[Begin Dataset content]
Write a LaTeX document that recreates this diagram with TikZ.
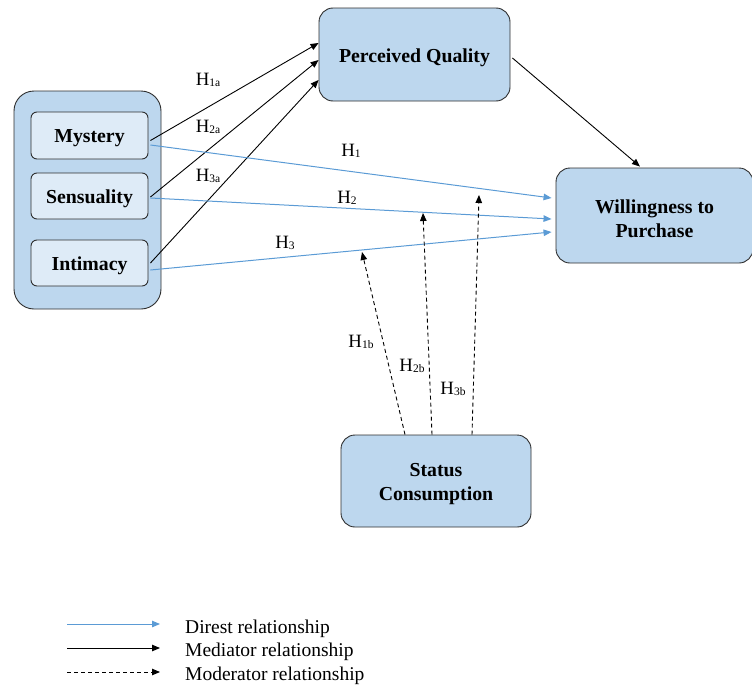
\documentclass[tikz,border=0pt]{standalone}
\usepackage{fontspec}
\setmainfont{Liberation Serif}
\usetikzlibrary{arrows.meta,calc}
\definecolor{boxblue}{HTML}{BDD7EE}
\definecolor{innerblue}{HTML}{DEEBF7}
\definecolor{linkblue}{HTML}{5B9BD5}
\definecolor{edgegray}{HTML}{2E2E2E}
% hypothesis label: H with a small lowered index
\newcommand{\hyp}[1]{H\raisebox{-1.5pt}{\fontsize{11.5}{11.5}\selectfont #1}}
\begin{document}
\begin{tikzpicture}[x=1pt,y=-1pt,
  tip/.style={-{Triangle[length=8pt,width=6.5pt]}},
  boxtext/.style={inner sep=0pt,align=center,yshift=-3pt,
    font=\fontsize{19.8}{24}\selectfont\bfseries},
  construct/.style={draw=edgegray,line width=0.9pt,fill=boxblue,rounded corners=14pt,inner sep=0pt},
  dimension/.style={draw=edgegray,line width=0.9pt,fill=innerblue,rounded corners=6pt,
    inner sep=0pt,minimum width=117pt,minimum height=46pt},
  direct/.style={tip,draw=linkblue,line width=1pt},
  mediator/.style={tip,draw=black,line width=0.9pt},
  moderator/.style={tip,draw=black,line width=0.9pt,dash pattern=on 4pt off 3pt},
  hlabel/.style={inner sep=0pt,font=\fontsize{18.8}{20}\selectfont},
  legendtext/.style={inner sep=0pt,anchor=west,font=\fontsize{19.5}{21}\selectfont}]
\useasboundingbox (0,0) rectangle (752,688);

% grouping box around the three dimensions
\node[draw=edgegray,line width=0.9pt,fill=boxblue,rounded corners=20pt,
  minimum width=147pt,minimum height=218pt] (group) at (87.5,200) {};
\node[dimension,minimum height=47pt,label={[boxtext]center:Mystery}] (myst) at (89.5,135.5) {};
\node[dimension,label={[boxtext]center:Sensuality}] (sens) at (89.5,196) {};
\node[dimension,label={[boxtext]center:Intimacy}] (inti) at (89.5,263) {};

% constructs
\node[construct,minimum width=191pt,minimum height=93pt,
  label={[boxtext]center:Perceived Quality}] (pq) at (414.5,54.5) {};
\node[construct,minimum width=197pt,minimum height=95pt,
  label={[boxtext]center:Willingness to\\Purchase}] (wtp) at (654.5,215.5) {};
\node[construct,minimum width=190pt,minimum height=92pt,
  label={[boxtext]center:Status\\Consumption}] (sc) at (436,481) {};

% mediator paths
\draw[mediator] ($(myst.east)+(2,5)$) -- ($(pq.west)+(0,-11.5)$);
\draw[mediator] ($(sens.east)+(2,1)$) -- ($(pq.west)+(0,5.5)$);
\draw[mediator] ($(inti.east)+(2,0)$) -- ($(pq.west)+(0,25.5)$);
\draw[mediator] ($(pq.east)+(2,3.5)$) -- ($(wtp.north)+(-14.5,-1)$);

% direct paths
\draw[direct] ($(myst.east)+(2,9.5)$) -- ($(wtp.west)+(-4,-17.5)$);
\draw[direct] ($(sens.east)+(2,2)$) -- ($(wtp.west)+(-4,3.5)$);
\draw[direct] ($(inti.east)+(2,7)$) -- ($(wtp.west)+(-4,16.5)$);

% moderator paths
\coordinate (mod1) at (362,252);
\coordinate (mod2) at (423,213);
\coordinate (mod3) at (479,195);
\draw[moderator] ($(sc.north)+(-31,0)$) -- (mod1);
\draw[moderator] ($(sc.north)+(-4,0)$) -- (mod2);
\draw[moderator] ($(sc.north)+(36,0)$) -- (mod3);

% hypothesis labels
\node[hlabel] (l1a) at (208,80) {\hyp{1a}};
\node[hlabel] (l2a) at (208,127) {\hyp{2a}};
\node[hlabel] (l3a) at (208,176) {\hyp{3a}};
\node[hlabel] (l1) at (351,151) {\hyp{1}};
\node[hlabel] (l2) at (347,198) {\hyp{2}};
\node[hlabel] (l3) at (285,243) {\hyp{3}};
\node[hlabel] (l1b) at (361,342) {\hyp{1b}};
\node[hlabel] (l2b) at (412,366) {\hyp{2b}};
\node[hlabel] (l3b) at (453,389) {\hyp{3b}};

% legend
\coordinate (lga) at (67,624);  \coordinate (lgb) at (160,624);
\coordinate (lma) at (67,648);  \coordinate (lmb) at (160,648);
\coordinate (loa) at (67,672);  \coordinate (lob) at (160,672);
\draw[direct] (lga) -- (lgb);
\draw[mediator] (lma) -- (lmb);
\draw[moderator] (loa) -- (lob);
\node[legendtext] (tg) at (185,629) {Direst relationship};
\node[legendtext] (tm) at (185,652) {Mediator relationship};
\node[legendtext] (to) at (185,676) {Moderator relationship};
\end{tikzpicture}
\end{document}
[End Dataset content]
Omit the pictures and give the material again, exactly and in full.

Write a LaTeX document that recreates this diagram with TikZ.
\documentclass[tikz,border=0pt]{standalone}
\usepackage{fontspec}
\setmainfont{Liberation Serif}
\usetikzlibrary{arrows.meta,calc}
\definecolor{boxblue}{HTML}{BDD7EE}
\definecolor{innerblue}{HTML}{DEEBF7}
\definecolor{linkblue}{HTML}{5B9BD5}
\definecolor{edgegray}{HTML}{2E2E2E}
% hypothesis label: H with a small lowered index
\newcommand{\hyp}[1]{H\raisebox{-1.5pt}{\fontsize{11.5}{11.5}\selectfont #1}}
\begin{document}
\begin{tikzpicture}[x=1pt,y=-1pt,
  tip/.style={-{Triangle[length=8pt,width=6.5pt]}},
  boxtext/.style={inner sep=0pt,align=center,yshift=-3pt,
    font=\fontsize{19.8}{24}\selectfont\bfseries},
  construct/.style={draw=edgegray,line width=0.9pt,fill=boxblue,rounded corners=14pt,inner sep=0pt},
  dimension/.style={draw=edgegray,line width=0.9pt,fill=innerblue,rounded corners=6pt,
    inner sep=0pt,minimum width=117pt,minimum height=46pt},
  direct/.style={tip,draw=linkblue,line width=1pt},
  mediator/.style={tip,draw=black,line width=0.9pt},
  moderator/.style={tip,draw=black,line width=0.9pt,dash pattern=on 4pt off 3pt},
  hlabel/.style={inner sep=0pt,font=\fontsize{18.8}{20}\selectfont},
  legendtext/.style={inner sep=0pt,anchor=west,font=\fontsize{19.5}{21}\selectfont}]
\useasboundingbox (0,0) rectangle (752,688);

% grouping box around the three dimensions
\node[draw=edgegray,line width=0.9pt,fill=boxblue,rounded corners=20pt,
  minimum width=147pt,minimum height=218pt] (group) at (87.5,200) {};
\node[dimension,minimum height=47pt,label={[boxtext]center:Mystery}] (myst) at (89.5,135.5) {};
\node[dimension,label={[boxtext]center:Sensuality}] (sens) at (89.5,196) {};
\node[dimension,label={[boxtext]center:Intimacy}] (inti) at (89.5,263) {};

% constructs
\node[construct,minimum width=191pt,minimum height=93pt,
  label={[boxtext]center:Perceived Quality}] (pq) at (414.5,54.5) {};
\node[construct,minimum width=197pt,minimum height=95pt,
  label={[boxtext]center:Willingness to\\Purchase}] (wtp) at (654.5,215.5) {};
\node[construct,minimum width=190pt,minimum height=92pt,
  label={[boxtext]center:Status\\Consumption}] (sc) at (436,481) {};

% mediator paths
\draw[mediator] ($(myst.east)+(2,5)$) -- ($(pq.west)+(0,-11.5)$);
\draw[mediator] ($(sens.east)+(2,1)$) -- ($(pq.west)+(0,5.5)$);
\draw[mediator] ($(inti.east)+(2,0)$) -- ($(pq.west)+(0,25.5)$);
\draw[mediator] ($(pq.east)+(2,3.5)$) -- ($(wtp.north)+(-14.5,-1)$);

% direct paths
\draw[direct] ($(myst.east)+(2,9.5)$) -- ($(wtp.west)+(-4,-17.5)$);
\draw[direct] ($(sens.east)+(2,2)$) -- ($(wtp.west)+(-4,3.5)$);
\draw[direct] ($(inti.east)+(2,7)$) -- ($(wtp.west)+(-4,16.5)$);

% moderator paths
\coordinate (mod1) at (362,252);
\coordinate (mod2) at (423,213);
\coordinate (mod3) at (479,195);
\draw[moderator] ($(sc.north)+(-31,0)$) -- (mod1);
\draw[moderator] ($(sc.north)+(-4,0)$) -- (mod2);
\draw[moderator] ($(sc.north)+(36,0)$) -- (mod3);

% hypothesis labels
\node[hlabel] (l1a) at (208,80) {\hyp{1a}};
\node[hlabel] (l2a) at (208,127) {\hyp{2a}};
\node[hlabel] (l3a) at (208,176) {\hyp{3a}};
\node[hlabel] (l1) at (351,151) {\hyp{1}};
\node[hlabel] (l2) at (347,198) {\hyp{2}};
\node[hlabel] (l3) at (285,243) {\hyp{3}};
\node[hlabel] (l1b) at (361,342) {\hyp{1b}};
\node[hlabel] (l2b) at (412,366) {\hyp{2b}};
\node[hlabel] (l3b) at (453,389) {\hyp{3b}};

% legend
\coordinate (lga) at (67,624);  \coordinate (lgb) at (160,624);
\coordinate (lma) at (67,648);  \coordinate (lmb) at (160,648);
\coordinate (loa) at (67,672);  \coordinate (lob) at (160,672);
\draw[direct] (lga) -- (lgb);
\draw[mediator] (lma) -- (lmb);
\draw[moderator] (loa) -- (lob);
\node[legendtext] (tg) at (185,629) {Direst relationship};
\node[legendtext] (tm) at (185,652) {Mediator relationship};
\node[legendtext] (to) at (185,676) {Moderator relationship};
\end{tikzpicture}
\end{document}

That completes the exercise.